Strona 1 z 1

Na kogo głosowalibyście w wyborach do PE 2034?

: 10 lip 2023, 13:48
autor: Michał Ajna
jw.

Re: Na kogo głosowalibyście w wyborach do PE 2034?

: 10 lip 2023, 13:56
autor: Franciszek Palucki
jedyna sensowna antyfederalistyczna koalicja, która będzie chronić tradycyjne wartości, czyli <fanfary> KKW Prawica

Re: Na kogo głosowalibyście w wyborach do PE 2034?

: 10 lip 2023, 14:19
autor: Marta Fornero-Piotrowska
Na listę krajową Koalicja Obywatelska (prawdopodobnie Gasiuk-Pihowicz lub Wojciechowska), ewentualnie na kogoś z Dla Europy, a na paneuropejską - na Sannę Marin z S&D ;)

Re: Na kogo głosowalibyście w wyborach do PE 2034?

: 11 lip 2023, 8:50
autor: Michał Ajna
Może Dla Europy to lista dla 50+ dziadersów, którzy pamiętają wejście do Unii i oglądali wtedy w tv "Europa da się lubić" i Makłowicza, ale... ja bym wtedy był kimś takim :D
Może trochę lista za bardzo celebrycko-noname'owa ale niby z kogo miałem ją budować :)

Re: Na kogo głosowalibyście w wyborach do PE 2034?

: 11 lip 2023, 8:56
autor: Franciszek Palucki
aż dziwię się, że KWW nie nazywało się "Europa da się lubić" :)

Re: Na kogo głosowalibyście w wyborach do PE 2034?

: 12 lip 2023, 14:13
autor: Michał Ajna
A gdyby nie było "Dla Europy", to pewnie zagłosowałbym na KO - najprawdopodobniej na kogoś z dwójki Marek Poznański/Łukasz Gibała. Obydwaj należeli do moich ulubionych działaczy Ruchu Palikota/Twojego Ruchu. Nie wiem, czy kogoś zaskoczy i/lub obchodzi, że sympatyzowałem przez pewien czas z TR, to właśnie przez takich działaczy.
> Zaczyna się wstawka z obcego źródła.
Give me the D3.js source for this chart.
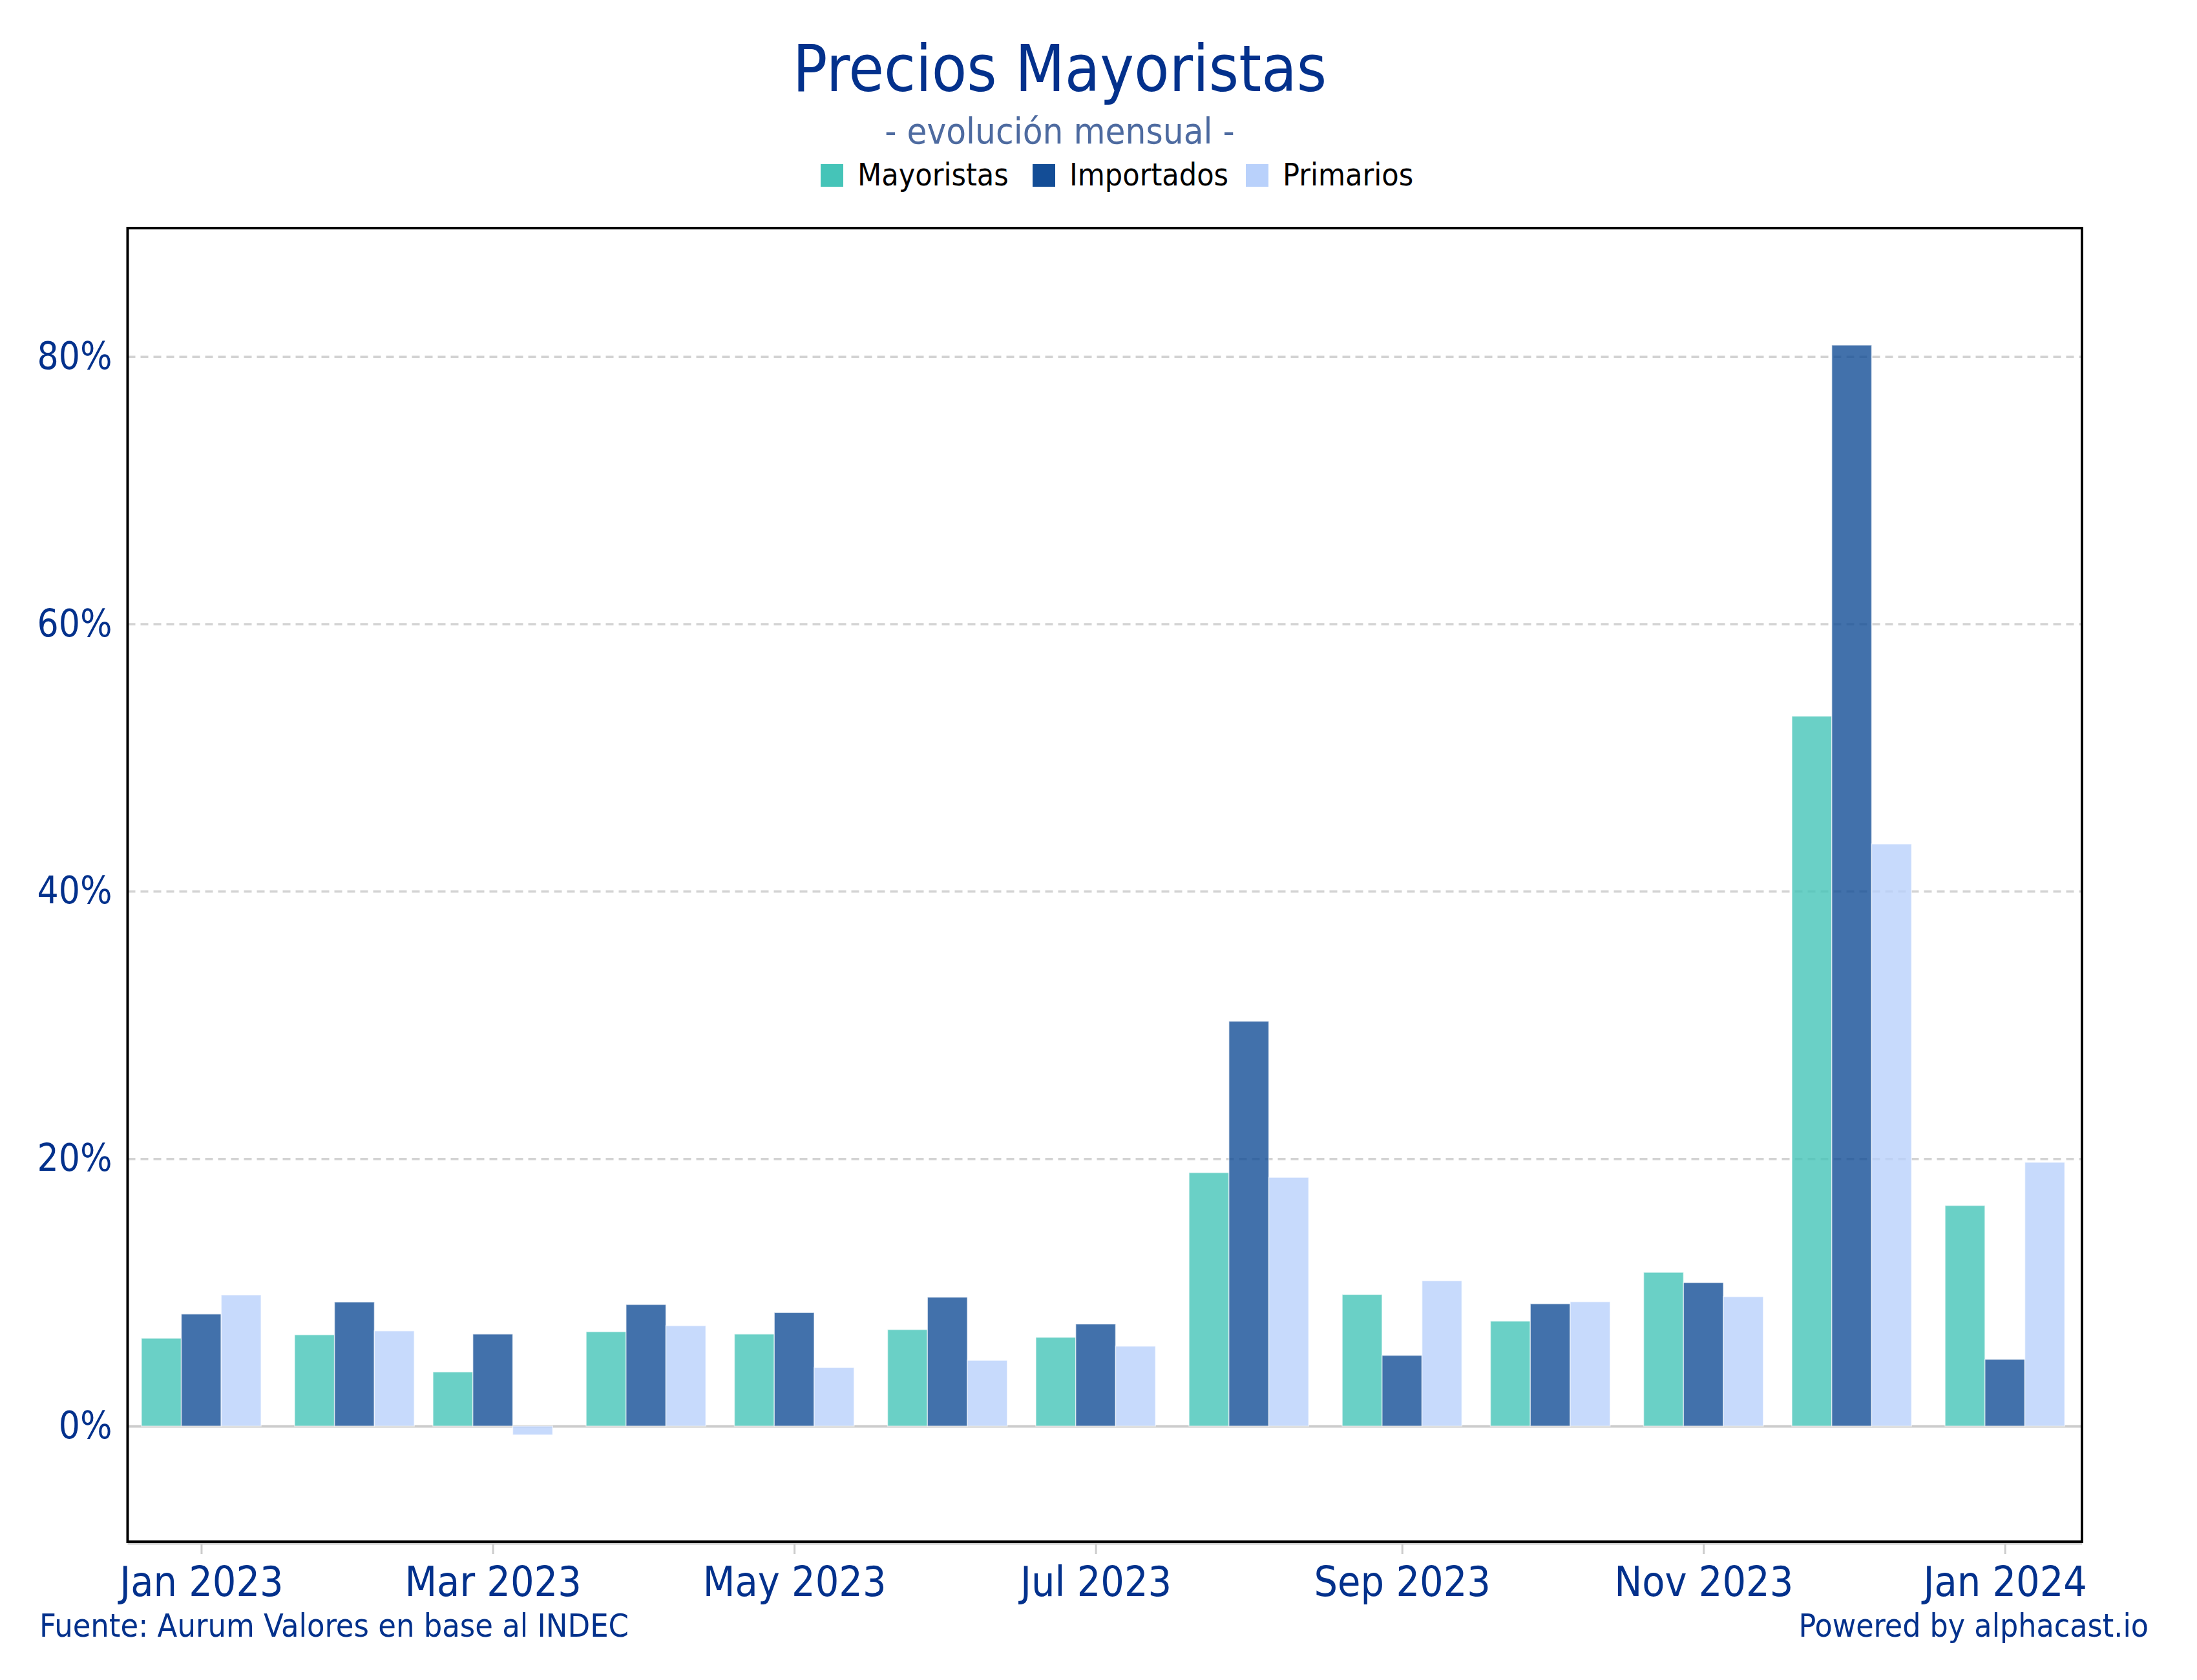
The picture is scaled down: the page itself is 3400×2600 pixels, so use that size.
<!DOCTYPE html>
<html>
<head>
<meta charset="utf-8">
<script src="https://cdn.jsdelivr.net/npm/d3@7"></script>
<style>
  body { margin: 0; background: #fff; }
  svg text { font-family: "DejaVu Sans Condensed", "DejaVu Sans", sans-serif; }
</style>
</head>
<body>
<svg id="chart" width="3400" height="2600"></svg>
<script>
// data (monthly % change)
var months = ['2023-01', '2023-02', '2023-03', '2023-04', '2023-05', '2023-06', '2023-07',
    '2023-08', '2023-09', '2023-10', '2023-11', '2023-12', '2024-01'];
var mayoristas = [6.57, 6.83, 4.05, 7.06, 6.88, 7.22, 6.64, 18.96, 9.84, 7.85, 11.5, 53.1, 16.5];
var importados = [8.38, 9.28, 6.88, 9.09, 8.49, 9.64, 7.64, 30.28, 5.29, 9.15, 10.73, 80.85, 4.99];
var primarios = [9.81, 7.12, -0.66, 7.51, 4.38, 4.92, 5.98, 18.6, 10.87, 9.3, 9.68, 43.54, 19.73];
var seriesNames = ['Mayoristas', 'Importados', 'Primarios'];
var yTicks = [0, 20, 40, 60, 80];
var xTickMonths = ['2023-01', '2023-03', '2023-05', '2023-07', '2023-09', '2023-11', '2024-01'];

var colors = ['#45c4b8', '#134d96', '#b9d1fb'];
var textBlue = '#03318c';

var parse = d3.utcParse('%Y-%m');
var dates = months.map(parse);
var series = [mayoristas, importados, primarios];
var DAY = 864e5;

//plot frame
var m = { left: 197.5, right: 3222, top: 353, bottom: 2386 };

var svg = d3.select('#chart');

var x = d3.scaleUtc()
    .domain([new Date(+dates[0] - 14.9 * DAY), new Date(+dates[dates.length - 1] + 15.6 * DAY)])
    .range([m.left, m.right]);
var y = d3.scaleLinear()
    .domain([-8.65, 89.6])
    .range([m.bottom, m.top]);

//group width from the tightest month gap
var minGap = d3.min(d3.pairs(dates), function (p) { return x(p[1]) - x(p[0]); });
var groupW = minGap * 0.865;
var barW = groupW / 3;

// gridlines
var grid = svg.append('g')
    .attr('transform', 'translate(' + m.left + ',0)')
    .call(d3.axisLeft(y).tickValues(yTicks).tickSize(-(m.right - m.left)).tickFormat(''));
grid.select('.domain').remove();
grid.selectAll('.tick line')
    .attr('stroke', function (d) { return d === 0 ? '#cccccc' : '#d3d3d3'; })
    .attr('stroke-width', function (d) { return d === 0 ? 4 : 3.5; })
    .attr('stroke-dasharray', function (d) { return d === 0 ? null : '12,8'; });

// bars
var bars = svg.append('g');
series.forEach(function (vals, s) {
    bars.selectAll('.bar-' + s)
        .data(vals)
        .enter().append('rect')
        .attr('class', 'bar-' + s)
        .attr('x', function (d, i) { return x(dates[i]) - groupW / 2 + s * barW; })
        .attr('width', barW)
        .attr('y', function (d) { return y(Math.max(0, d)); })
        .attr('height', function (d) { return Math.abs(y(d) - y(0)); })
        .attr('fill', colors[s])
        .attr('fill-opacity', 0.8)
        .attr('stroke', '#ffffff')
        .attr('stroke-opacity', 0.6)
        .attr('stroke-width', 1.5);
});

// y labels
var yAxis = svg.append('g')
    .attr('transform', 'translate(' + m.left + ',0)')
    .call(d3.axisLeft(y).tickValues(yTicks).tickSize(0).tickPadding(24)
        .tickFormat(function (d) { return d + '%'; }));
yAxis.select('.domain').remove();
yAxis.selectAll('text')
    .attr('fill', textBlue)
    .style('font-size', '58px');

// x axis
var xAxis = svg.append('g')
    .attr('transform', 'translate(0,' + (m.bottom + 3) + ')')
    .call(d3.axisBottom(x).tickValues(xTickMonths.map(parse)).tickSize(16).tickPadding(20)
        .tickFormat(d3.utcFormat('%b %Y')));
xAxis.select('.domain').attr('stroke', '#cccccc').attr('stroke-width', 3)
    .attr('d', 'M' + m.left + ',0H' + m.right);
xAxis.selectAll('.tick line').attr('stroke', '#cccccc').attr('stroke-width', 3);
xAxis.selectAll('text')
    .attr('fill', textBlue)
    .style('font-size', '64px');

// frame
svg.append('rect')
    .attr('x', m.left).attr('y', m.top)
    .attr('width', m.right - m.left).attr('height', m.bottom - m.top)
    .attr('fill', 'none').attr('stroke', '#000').attr('stroke-width', 4);

// titles
svg.append('text')
    .attr('x', 1640).attr('y', 141)
    .attr('text-anchor', 'middle')
    .attr('fill', textBlue)
    .style('font-size', '99px')
    .text('Precios Mayoristas');
svg.append('text')
    .attr('x', 1640).attr('y', 222)
    .attr('text-anchor', 'middle')
    .attr('fill', '#4e6ba0')
    .style('font-size', '56px')
    .text('- evolución mensual -');

// legend
var legendX = [1270, 1598, 1928];
var legend = svg.append('g');
seriesNames.forEach(function (name, i) {
    legend.append('rect')
        .attr('x', legendX[i]).attr('y', 254)
        .attr('width', 35).attr('height', 35)
        .attr('fill', colors[i]);
    legend.append('text')
        .attr('x', legendX[i] + 57).attr('y', 287)
        .attr('fill', '#000')
        .style('font-size', '48px')
        .text(name);
});

// footer
svg.append('text')
    .attr('x', 61).attr('y', 2533)
    .attr('fill', textBlue)
    .style('font-size', '50px')
    .text('Fuente: Aurum Valores en base al INDEC');
svg.append('text')
    .attr('x', 3325).attr('y', 2533)
    .attr('text-anchor', 'end')
    .attr('fill', textBlue)
    .style('font-size', '49.5px')
    .text('Powered by alphacast.io');
</script>
</body>
</html>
Pamiętam, że bardzo zaintrygował mnie wywiad z Poznańskim w Wyborczej w 2012 - unitarianin i kreacjonista u Palikota, ja wtedy myślałem że tam sami bezbożnicy. Ewentualnie na Gasiuk-Pihowicz, do której mam pewien sentyment jako wyborca Nowoczesnej z 2015 (co uważam za jedno z najtrafniejszych swoich wykorzystań prawa wyborczego; największą zgodność poglądów z głosowaniami sejmowymi kadencji 2015-19 miałem z posłami Nowoczesnej, zwłaszcza z tymi, którzy utworzyli później koło Teraz!).

Listą trzeciego wyboru byłaby prawica, byłbym pewnie w stanie zagłosować na Katarzynę Zaleśną czy Elżbietę Borowską, gdyby odezwała sie we mnie nostalgia za UPRowską młodością (irl odezwała się w 2019, skłaniając do głosu na Konfę, czego dziś żałuję).